Rumko wrote:
Not punishing that user means punishing the whole system and everything
depending on that system. And as I said before, it's user's data, so who
should be punished if not the user? The user can always tell the admin that he
does not any history at all or how much history he needs, so it's purely that
user's responsibility ... his data, his rules, his reponsibility.
could have responded to any number of subthreads but anyhow ..
this is true in some cases, but not all cases - the point about
the user not knowing (or needing/wanting to know) about the 'data change
rate', etc - is valid too.
certain sites wouldn't *want* the user deciding or being responsible for
retention policy for a variety of technical, administrative and legal
reasons
probably any given implementation should be flexible enough to allow
for a variety of scenarios -
e.g. system global retention / quota, user-level retention-quota,
various cleanup / warning policies to apply, etc.

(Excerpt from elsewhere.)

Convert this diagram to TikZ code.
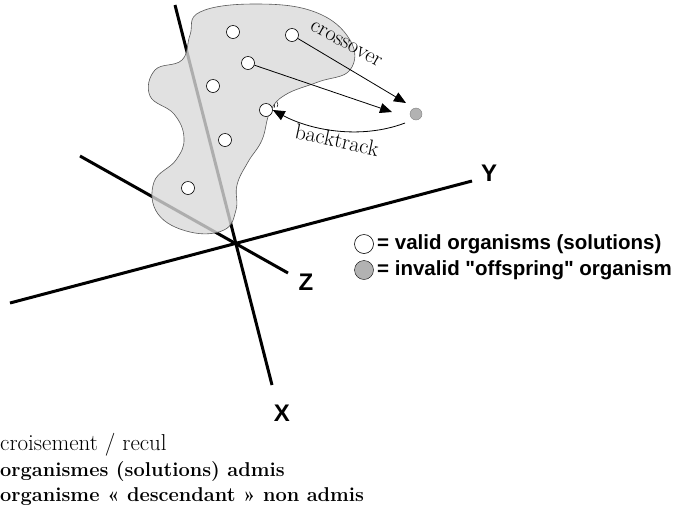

no idea how feasable that would be with the current setup - but probably
the only kind of approach that would satisfy most use cases..
Anyone have any input about how other systems handle this - e.g. ZFS,
LFS, various snapshot-capable SAN products, etc?
as for the # of users discussion - in these high-uid scenarios, you
wouldn't typically share the same UID space - but have different ones -
e.g. on filesystem #1, the uid/gid info from systems a,b,c apply,
but on filesystem #2, the info from systems d,e,f apply - indeed
this is how people have been handling this problem on NFS setups for
years - which is partly why there are things like dynamic NIS / LDAP
maps, etc..
I'm sure a uid_t should support the needs of any one system for at least
a good while - and if system 1 is on PFS 1 - it's not a problem if the
administrator can configure PFS1 to have it's own retention policy, etc.